My theological education began at Deep Springs College, a two-year work school in California.

Before I even saw the caption, I knew who I was looking at in the photograph of a member of Congress cleaning up debris in the Capitol rotunda late on the night of January 6, 2021. He was dutifully wearing a mask, and his unassertive hairline and paternal bearing were not distinguishable from many of his colleagues. But I was certain it was Andy Kim, then a representative from New Jersey. Kim is now a senator and was previously a national security staffer in the Obama White House, a State Department adviser in Afghanistan, and a Rhodes and Truman Scholar. His instinctive embrace of cleanup work, however, marked him as an alumnus of Deep Springs College in California.

When I arrived at Deep Springs as a student, a few years before Kim, there were 26 of us in two classes. All of us, until 2018, were male, and our surroundings looked every minute of their 80 years. Decades of unaccompanied boys had transformed the main building into something akin to a late-period Keith Richards; it stood, but you didn’t quite know how. The bathrooms had received a Reagan-era update, and before that—rumor had it, in the 1940s—the desks had all been nailed into the walls. Smoking, then a common vice, was centralized on the front porch around a multitiered vessel colloquially known as the “pagoda of sin” which, when it was knocked over and cracked in half, turned out to have accumulated multicolored sedimentary layers of old cigarettes, like the rock of the surrounding mountains.

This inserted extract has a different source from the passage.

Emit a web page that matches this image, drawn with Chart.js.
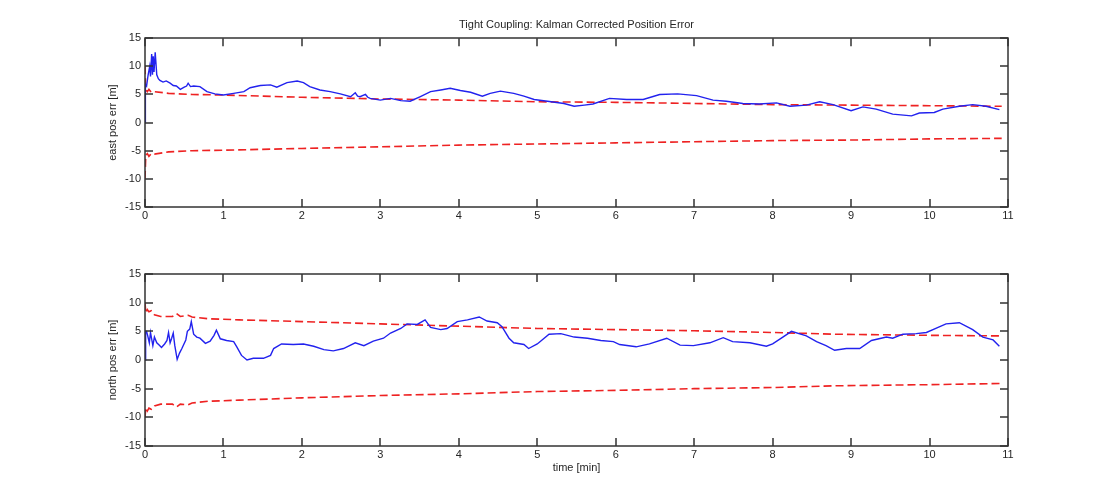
<!DOCTYPE html>
<html lang="en">
<head>
    <meta charset="UTF-8">
    <title>Tight Coupling: Kalman Corrected Position Error</title>
    <script src="https://cdn.jsdelivr.net/npm/chart.js@4/dist/chart.umd.min.js"></script>
    <style>
        body { margin: 0; background: #fff; }
        .plot { position: absolute; left: 0; }
    </style>
</head>
<body>
    <div class="plot" style="top:0px"><canvas id="eastChart" width="1115" height="235"></canvas></div>
    <div class="plot" style="top:240px"><canvas id="northChart" width="1115" height="260"></canvas></div>

    <script>
        // east error (blue) and +/- sigma bounds (red dashed), time in minutes
        const eastTime = [0, 0.005, 0.02, 0.04, 0.06, 0.07, 0.085, 0.095, 0.105, 0.115,
            0.13, 0.15, 0.17, 0.19, 0.23, 0.27, 0.32, 0.36, 0.40, 0.45,
            0.50, 0.53, 0.55, 0.58, 0.62, 0.70, 0.79, 0.89, 1.0, 1.13,
            1.26, 1.34, 1.47, 1.6, 1.68, 1.81, 1.94, 2.02, 2.1, 2.23,
            2.36, 2.49, 2.62, 2.68, 2.71, 2.74, 2.81, 2.84, 2.87, 3.0,
            3.13, 3.26, 3.38, 3.51, 3.64, 3.77, 3.89, 4.02, 4.15, 4.30,
            4.40, 4.53, 4.70, 4.83, 4.96, 5.13, 5.34, 5.47, 5.6, 5.71,
            5.92, 6.14, 6.35, 6.56, 6.79, 7.03, 7.24, 7.41, 7.62, 7.83,
            8.05, 8.22, 8.43, 8.6, 8.77, 9.0, 9.15, 9.32, 9.53, 9.77,
            9.87, 10.06, 10.17, 10.38, 10.55, 10.72, 10.89];
        const eastErr = [0, 6.8, 6.5, 8.5, 10.0, 8.2, 12.2, 8.5, 11.8, 9.0,
            12.5, 8.5, 7.8, 7.5, 7.2, 7.4, 7.0, 6.6, 6.5, 5.9,
            6.3, 6.5, 7.0, 6.4, 6.5, 6.4, 5.5, 5.1, 4.9, 5.2,
            5.5, 6.2, 6.6, 6.7, 6.3, 7.1, 7.4, 7.1, 6.4, 5.8,
            5.5, 5.1, 4.6, 5.3, 4.7, 4.6, 5.0, 4.5, 4.3, 4.0,
            4.3, 3.9, 3.8, 4.6, 5.5, 5.8, 6.1, 5.7, 5.4, 4.7,
            5.2, 5.6, 5.2, 4.7, 4.1, 3.8, 3.4, 2.9, 3.1, 3.3,
            4.3, 4.1, 4.1, 5.0, 5.1, 4.8, 4.0, 3.8, 3.4, 3.3,
            3.5, 2.9, 3.1, 3.7, 3.2, 2.1, 2.8, 2.4, 1.5, 1.2,
            1.7, 1.8, 2.4, 2.9, 3.2, 2.9, 2.3];
        const eastSigTime = [0, 0.01, 0.03, 0.05, 0.08, 0.12, 0.3, 0.6, 1, 2, 3, 4, 5, 6, 7, 8, 9, 10, 10.92];
        const eastSigUp = [10, 5.8, 5.5, 5.9, 5.4, 5.5, 5.2, 5.0, 4.9, 4.5, 4.2, 4.0, 3.7, 3.6, 3.4, 3.2, 3.1, 3.0, 2.9];
        const eastSigLow = [-10, -5.8, -5.5, -6.0, -5.5, -5.6, -5.2, -5.0, -4.9, -4.6, -4.3, -4.0, -3.8, -3.6, -3.4, -3.2, -3.1, -2.9, -2.8];

        // north error and bounds
        const northTime = [0, 0.008, 0.02, 0.035, 0.055, 0.07, 0.1, 0.12, 0.15, 0.18,
            0.21, 0.25, 0.28, 0.30, 0.32, 0.34, 0.36, 0.38, 0.41, 0.44,
            0.47, 0.52, 0.54, 0.57, 0.59, 0.62, 0.66, 0.70, 0.77, 0.83,
            0.88, 0.91, 0.96, 1.04, 1.13, 1.17, 1.23, 1.30, 1.38, 1.51,
            1.6, 1.64, 1.74, 1.89, 2.02, 2.15, 2.28, 2.40, 2.53, 2.68,
            2.79, 2.91, 3.04, 3.13, 3.26, 3.34, 3.47, 3.57, 3.64, 3.77,
            3.85, 3.98, 4.11, 4.26, 4.36, 4.49, 4.55, 4.64, 4.70, 4.83,
            4.89, 5.0, 5.15, 5.30, 5.47, 5.64, 5.81, 5.97, 6.05, 6.26,
            6.43, 6.65, 6.82, 6.99, 7.2, 7.37, 7.49, 7.71, 7.92, 8.0,
            8.13, 8.24, 8.43, 8.56, 8.68, 8.79, 8.94, 9.11, 9.26, 9.45,
            9.53, 9.66, 9.83, 9.96, 10.08, 10.21, 10.38, 10.55, 10.68, 10.81,
            10.89];
        const northErr = [0, 5.0, 5.0, 4.2, 3.0, 4.8, 2.5, 4.0, 3.0, 2.6,
            2.2, 2.8, 3.4, 4.8, 3.0, 3.8, 4.7, 2.5, 0.1, 1.2,
            2.0, 3.5, 5.0, 5.4, 6.7, 4.5, 4.0, 3.8, 2.9, 3.3,
            4.3, 5.2, 3.7, 3.4, 3.2, 2.3, 0.8, 0.0, 0.3, 0.3,
            0.8, 2.0, 2.8, 2.7, 2.8, 2.4, 1.8, 1.6, 2.0, 3.0,
            2.5, 3.3, 3.8, 4.7, 5.5, 6.3, 6.2, 7.0, 5.7, 5.3,
            5.5, 6.7, 7.0, 7.5, 6.8, 6.5, 5.8, 3.8, 3.0, 2.7,
            2.0, 2.8, 4.5, 4.6, 4.0, 3.8, 3.4, 3.2, 2.7, 2.3,
            2.8, 3.8, 2.6, 2.5, 3.0, 3.9, 3.2, 3.0, 2.4, 2.8,
            4.0, 5.0, 4.2, 3.2, 2.5, 1.7, 2.0, 2.0, 3.4, 4.0,
            3.8, 4.5, 4.6, 4.8, 5.5, 6.3, 6.5, 5.3, 4.0, 3.5,
            2.4];
        const northSigTime = [0, 0.01, 0.03, 0.05, 0.08, 0.12, 0.2, 0.35, 0.4, 0.45, 0.55, 0.6, 0.8, 1.2, 2, 3, 4, 5, 6, 7, 8, 8.8, 10, 10.92];
        const northSigUp = [10, 8.2, 8.8, 8.4, 8.6, 7.9, 7.6, 7.6, 8.1, 7.6, 7.8, 7.5, 7.2, 7.0, 6.7, 6.3, 5.9, 5.5, 5.3, 5.1, 4.8, 4.5, 4.3, 4.2];
        const northSigLow = [-10, -8.3, -8.9, -8.4, -8.6, -8.0, -7.7, -7.7, -8.2, -7.7, -7.8, -7.5, -7.2, -7.0, -6.6, -6.2, -5.9, -5.5, -5.3, -5.0, -4.8, -4.5, -4.3, -4.1];

        const FONT = { family: "'Liberation Sans', Arial, sans-serif", size: 11 };
        const INK = '#262626';

        function pts(xs, ys) {
            return xs.map((t, i) => ({ x: t, y: ys[i] }));
        }

        // matlab style box with inward ticks on all four sides
        const boxTicks = {
            id: 'boxTicks',
            afterDraw(chart) {
                const { ctx, chartArea: a, scales } = chart;
                const len = 8;
                ctx.save();
                ctx.setLineDash([]);
                ctx.strokeStyle = '#333';
                ctx.lineWidth = 1.5;
                ctx.beginPath();
                scales.x.ticks.forEach(tk => {
                    const px = Math.round(scales.x.getPixelForValue(tk.value));
                    ctx.moveTo(px, a.bottom); ctx.lineTo(px, a.bottom - len);
                    ctx.moveTo(px, a.top); ctx.lineTo(px, a.top + len);
                });
                scales.y.ticks.forEach(tk => {
                    const py = Math.round(scales.y.getPixelForValue(tk.value));
                    ctx.moveTo(a.left, py); ctx.lineTo(a.left + len, py);
                    ctx.moveTo(a.right, py); ctx.lineTo(a.right - len, py);
                });
                ctx.stroke();
                ctx.strokeRect(Math.round(a.left), Math.round(a.top),
                    Math.round(a.right - a.left), Math.round(a.bottom - a.top));
                ctx.restore();
            }
        };

        function makeChart(id, err, sigUp, sigLow, opts) {
            return new Chart(document.getElementById(id), {
                type: 'line',
                data: {
                    datasets: [
                        { data: pts(opts.time, err), borderColor: '#2222ee', borderWidth: 1.4 },
                        { data: pts(opts.sigTime, sigUp), borderColor: '#ee2222', borderWidth: 1.6, borderDash: [8, 4] },
                        { data: pts(opts.sigTime, sigLow), borderColor: '#ee2222', borderWidth: 1.6, borderDash: [8, 4] }
                    ]
                },
                options: {
                    responsive: false,
                    animation: false,
                    parsing: false,
                    elements: { point: { radius: 0 }, line: { tension: 0 } },
                    layout: { padding: { left: 0, right: 107, top: opts.padTop, bottom: 0 } },
                    plugins: {
                        legend: { display: false },
                        tooltip: { enabled: false },
                        title: {
                            display: !!opts.title,
                            text: opts.title,
                            fullSize: false,
                            color: INK,
                            font: { family: FONT.family, size: 11, weight: 'normal' },
                            padding: { top: 18, bottom: 7 }
                        }
                    },
                    scales: {
                        x: {
                            type: 'linear', min: 0, max: 11,
                            grid: { drawOnChartArea: false, drawTicks: false },
                            border: { display: false },
                            ticks: { stepSize: 1, color: INK, font: FONT, padding: 2, maxRotation: 0 },
                            title: {
                                display: !!opts.xTitle, text: opts.xTitle, color: INK, font: FONT,
                                padding: { top: 0, bottom: 25 }
                            },
                            afterFit: s => { s.height = opts.xHeight; }
                        },
                        y: {
                            min: -15, max: 15,
                            grid: { drawOnChartArea: false, drawTicks: false },
                            border: { display: false },
                            ticks: { stepSize: 5, color: INK, font: FONT, padding: 4 },
                            title: {
                                display: true, text: opts.yTitle, color: INK, font: FONT,
                                padding: { top: 106, bottom: 0 }
                            },
                            afterFit: s => { s.width = 145; }
                        }
                    }
                },
                plugins: [boxTicks]
            });
        }

        makeChart('eastChart', eastErr, eastSigUp, eastSigLow, {
            time: eastTime, sigTime: eastSigTime,
            title: 'Tight Coupling: Kalman Corrected Position Error',
            yTitle: 'east pos err [m]', xTitle: '',
            padTop: 0, xHeight: 28
        });

        makeChart('northChart', northErr, northSigUp, northSigLow, {
            time: northTime, sigTime: northSigTime,
            title: '',
            yTitle: 'north pos err [m]', xTitle: 'time [min]',
            padTop: 34, xHeight: 54
        });
    </script>
</body>
</html>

The grit of the desert intruded at every strained seam and aching joint of the place. Cleaning up was a constant necessity. One day, those of us tasked with washing the pots and dishes decided to deep clean the kitchen. We made an event of it, getting enthusiastic help off and on from the rest of the student body. We were at it for 12 hours, pulling every table and appliance away from the wall, scouring every surface, degreasing everything we could reach. Three of us were left at the end, late in the evening, and as we put everything back and looked upon our handiwork, one classmate said, “It just doesn’t look that clean.” It was the sort of truth you can never forgive someone for speaking aloud.